• [SET TASK]:
Everything from the line with "Output the web" down to the line with "const TEXT = '#595959';" below must be printed exactly, those two lines included. Exclude pictures.
_ _ _
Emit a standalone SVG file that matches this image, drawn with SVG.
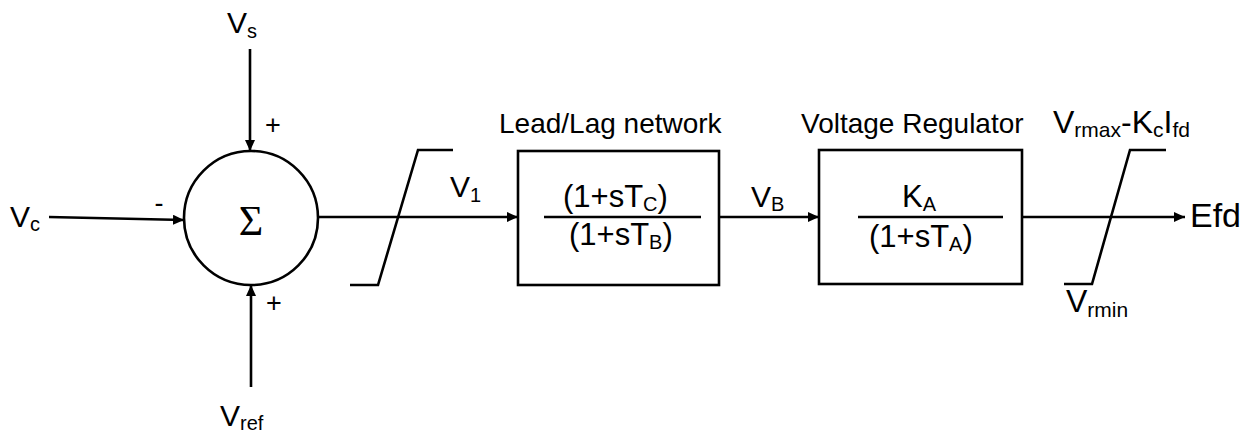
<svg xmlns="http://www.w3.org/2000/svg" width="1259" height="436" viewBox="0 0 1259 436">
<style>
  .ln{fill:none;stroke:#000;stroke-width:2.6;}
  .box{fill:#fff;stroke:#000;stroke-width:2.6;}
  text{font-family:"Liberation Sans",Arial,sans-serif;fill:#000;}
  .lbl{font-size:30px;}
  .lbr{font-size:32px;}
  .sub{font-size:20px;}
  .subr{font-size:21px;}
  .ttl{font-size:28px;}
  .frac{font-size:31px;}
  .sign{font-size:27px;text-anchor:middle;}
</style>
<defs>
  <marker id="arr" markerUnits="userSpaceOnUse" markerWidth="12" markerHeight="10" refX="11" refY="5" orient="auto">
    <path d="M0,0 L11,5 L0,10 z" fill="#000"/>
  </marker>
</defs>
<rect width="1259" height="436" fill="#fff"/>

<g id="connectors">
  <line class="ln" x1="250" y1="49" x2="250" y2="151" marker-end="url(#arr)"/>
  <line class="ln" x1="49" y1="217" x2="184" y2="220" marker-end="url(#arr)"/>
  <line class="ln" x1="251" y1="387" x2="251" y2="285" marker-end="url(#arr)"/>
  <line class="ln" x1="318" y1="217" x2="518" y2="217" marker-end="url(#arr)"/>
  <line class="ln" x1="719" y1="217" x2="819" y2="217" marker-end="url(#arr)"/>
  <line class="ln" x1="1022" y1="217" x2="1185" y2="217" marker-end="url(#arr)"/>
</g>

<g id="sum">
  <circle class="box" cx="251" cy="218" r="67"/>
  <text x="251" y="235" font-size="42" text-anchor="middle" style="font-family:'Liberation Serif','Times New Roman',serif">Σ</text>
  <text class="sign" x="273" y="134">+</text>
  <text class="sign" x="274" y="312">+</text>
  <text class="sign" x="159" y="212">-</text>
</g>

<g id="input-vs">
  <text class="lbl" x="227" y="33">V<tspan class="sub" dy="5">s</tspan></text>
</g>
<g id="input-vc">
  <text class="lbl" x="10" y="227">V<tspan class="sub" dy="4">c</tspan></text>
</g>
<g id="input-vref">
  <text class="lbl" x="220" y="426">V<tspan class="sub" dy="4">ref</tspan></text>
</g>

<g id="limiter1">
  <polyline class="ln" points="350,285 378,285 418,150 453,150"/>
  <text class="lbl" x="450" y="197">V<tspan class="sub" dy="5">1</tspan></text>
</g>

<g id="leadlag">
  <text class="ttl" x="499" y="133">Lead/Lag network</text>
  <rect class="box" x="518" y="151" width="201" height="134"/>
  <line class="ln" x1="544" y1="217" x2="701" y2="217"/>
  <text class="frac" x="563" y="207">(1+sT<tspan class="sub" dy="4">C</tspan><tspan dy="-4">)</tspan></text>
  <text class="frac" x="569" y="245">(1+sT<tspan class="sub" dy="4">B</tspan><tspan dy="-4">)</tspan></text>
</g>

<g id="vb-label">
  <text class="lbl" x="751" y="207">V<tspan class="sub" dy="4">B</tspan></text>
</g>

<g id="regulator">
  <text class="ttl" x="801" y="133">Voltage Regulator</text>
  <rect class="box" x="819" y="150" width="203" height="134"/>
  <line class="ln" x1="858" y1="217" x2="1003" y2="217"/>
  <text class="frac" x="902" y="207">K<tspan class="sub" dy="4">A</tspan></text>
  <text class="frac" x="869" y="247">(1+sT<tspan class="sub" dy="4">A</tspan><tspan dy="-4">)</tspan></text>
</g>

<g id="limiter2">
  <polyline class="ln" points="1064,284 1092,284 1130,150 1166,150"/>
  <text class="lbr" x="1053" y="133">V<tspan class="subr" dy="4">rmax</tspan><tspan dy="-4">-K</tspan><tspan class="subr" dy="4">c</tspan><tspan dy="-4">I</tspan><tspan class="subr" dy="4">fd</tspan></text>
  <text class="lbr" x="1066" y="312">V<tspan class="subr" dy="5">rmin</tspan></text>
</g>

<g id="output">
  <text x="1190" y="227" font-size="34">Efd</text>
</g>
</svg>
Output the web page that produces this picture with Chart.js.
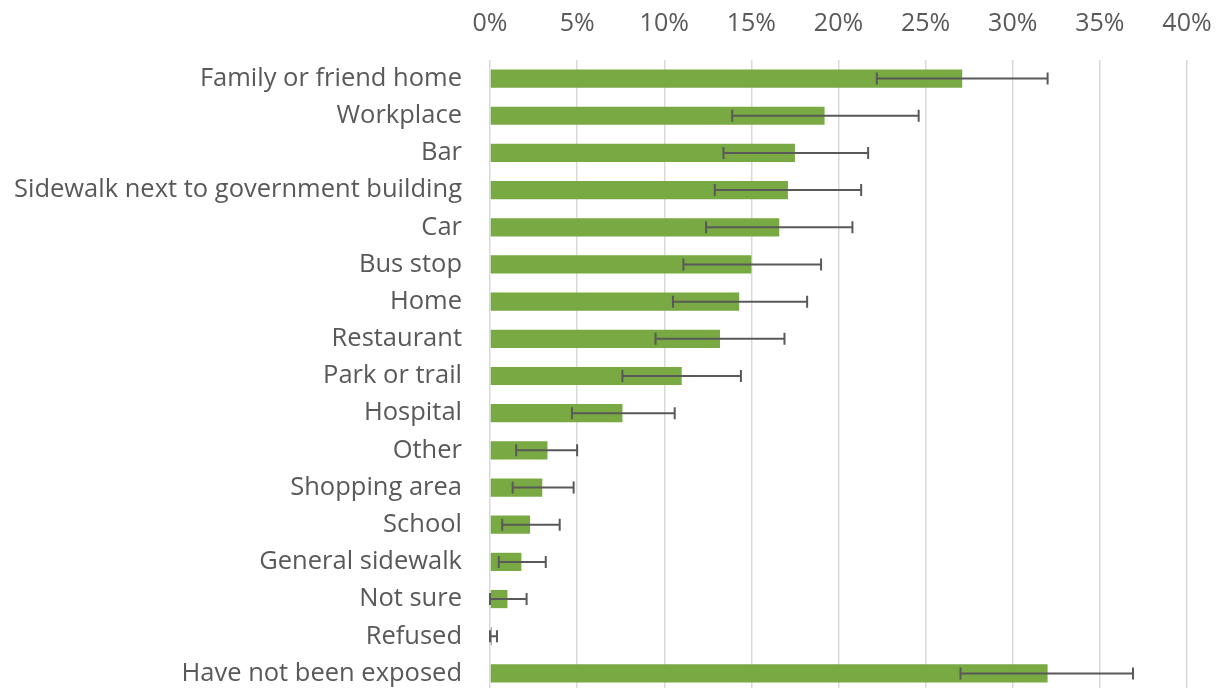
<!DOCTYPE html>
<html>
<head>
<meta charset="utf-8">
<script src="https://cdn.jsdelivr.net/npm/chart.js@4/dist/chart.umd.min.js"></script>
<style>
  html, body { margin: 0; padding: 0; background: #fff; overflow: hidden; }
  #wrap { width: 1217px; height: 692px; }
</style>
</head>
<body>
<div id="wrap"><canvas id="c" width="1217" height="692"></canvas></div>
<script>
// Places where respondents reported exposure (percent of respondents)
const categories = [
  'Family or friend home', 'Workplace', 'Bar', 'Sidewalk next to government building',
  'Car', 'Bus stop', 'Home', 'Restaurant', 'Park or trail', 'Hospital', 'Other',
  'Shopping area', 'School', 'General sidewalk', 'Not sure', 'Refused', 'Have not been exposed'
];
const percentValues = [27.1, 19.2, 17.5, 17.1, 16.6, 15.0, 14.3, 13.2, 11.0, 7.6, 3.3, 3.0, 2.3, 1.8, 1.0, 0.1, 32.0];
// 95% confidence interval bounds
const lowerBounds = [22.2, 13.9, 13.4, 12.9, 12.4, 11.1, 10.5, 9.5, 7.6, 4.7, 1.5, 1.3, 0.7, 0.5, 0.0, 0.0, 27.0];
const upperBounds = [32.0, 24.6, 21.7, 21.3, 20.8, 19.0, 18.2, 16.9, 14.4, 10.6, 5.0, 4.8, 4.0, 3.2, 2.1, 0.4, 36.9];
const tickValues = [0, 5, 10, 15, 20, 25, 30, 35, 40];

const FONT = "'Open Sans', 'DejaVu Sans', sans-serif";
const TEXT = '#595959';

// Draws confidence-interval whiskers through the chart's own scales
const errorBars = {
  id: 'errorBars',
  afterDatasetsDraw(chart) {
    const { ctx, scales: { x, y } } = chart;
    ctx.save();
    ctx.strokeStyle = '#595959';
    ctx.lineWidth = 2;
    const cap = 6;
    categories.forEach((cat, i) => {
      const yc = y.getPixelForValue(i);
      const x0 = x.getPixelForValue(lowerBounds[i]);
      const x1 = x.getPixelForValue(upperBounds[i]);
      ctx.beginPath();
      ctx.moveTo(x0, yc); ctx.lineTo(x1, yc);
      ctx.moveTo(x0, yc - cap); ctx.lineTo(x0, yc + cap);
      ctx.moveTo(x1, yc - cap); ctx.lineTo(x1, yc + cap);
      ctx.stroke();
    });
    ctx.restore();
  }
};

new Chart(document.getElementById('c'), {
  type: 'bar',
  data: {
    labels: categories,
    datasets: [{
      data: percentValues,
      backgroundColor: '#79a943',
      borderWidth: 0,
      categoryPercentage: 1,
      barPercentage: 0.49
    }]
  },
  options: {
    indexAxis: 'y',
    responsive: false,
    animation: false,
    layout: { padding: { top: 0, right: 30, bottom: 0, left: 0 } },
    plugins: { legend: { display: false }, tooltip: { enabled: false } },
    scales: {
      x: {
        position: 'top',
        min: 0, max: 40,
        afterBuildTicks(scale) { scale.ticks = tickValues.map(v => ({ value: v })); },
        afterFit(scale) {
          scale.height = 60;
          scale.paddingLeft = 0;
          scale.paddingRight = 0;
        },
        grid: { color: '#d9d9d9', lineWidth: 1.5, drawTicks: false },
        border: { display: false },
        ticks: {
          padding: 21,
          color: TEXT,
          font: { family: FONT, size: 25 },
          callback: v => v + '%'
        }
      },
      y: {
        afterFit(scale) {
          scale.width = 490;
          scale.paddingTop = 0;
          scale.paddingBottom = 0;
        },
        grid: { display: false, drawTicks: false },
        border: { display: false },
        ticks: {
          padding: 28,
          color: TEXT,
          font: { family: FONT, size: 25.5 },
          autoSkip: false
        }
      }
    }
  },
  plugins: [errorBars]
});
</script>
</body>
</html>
_ _ _
• [SOLUTION TO THE PROBLEM]:
Output the web page that produces this picture with Chart.js.
<!DOCTYPE html>
<html>
<head>
<meta charset="utf-8">
<script src="https://cdn.jsdelivr.net/npm/chart.js@4/dist/chart.umd.min.js"></script>
<style>
  html, body { margin: 0; padding: 0; background: #fff; overflow: hidden; }
  #wrap { width: 1217px; height: 692px; }
</style>
</head>
<body>
<div id="wrap"><canvas id="c" width="1217" height="692"></canvas></div>
<script>
// Places where respondents reported exposure (percent of respondents)
const categories = [
  'Family or friend home', 'Workplace', 'Bar', 'Sidewalk next to government building',
  'Car', 'Bus stop', 'Home', 'Restaurant', 'Park or trail', 'Hospital', 'Other',
  'Shopping area', 'School', 'General sidewalk', 'Not sure', 'Refused', 'Have not been exposed'
];
const percentValues = [27.1, 19.2, 17.5, 17.1, 16.6, 15.0, 14.3, 13.2, 11.0, 7.6, 3.3, 3.0, 2.3, 1.8, 1.0, 0.1, 32.0];
// 95% confidence interval bounds
const lowerBounds = [22.2, 13.9, 13.4, 12.9, 12.4, 11.1, 10.5, 9.5, 7.6, 4.7, 1.5, 1.3, 0.7, 0.5, 0.0, 0.0, 27.0];
const upperBounds = [32.0, 24.6, 21.7, 21.3, 20.8, 19.0, 18.2, 16.9, 14.4, 10.6, 5.0, 4.8, 4.0, 3.2, 2.1, 0.4, 36.9];
const tickValues = [0, 5, 10, 15, 20, 25, 30, 35, 40];

const FONT = "'Open Sans', 'DejaVu Sans', sans-serif";
const TEXT = '#595959';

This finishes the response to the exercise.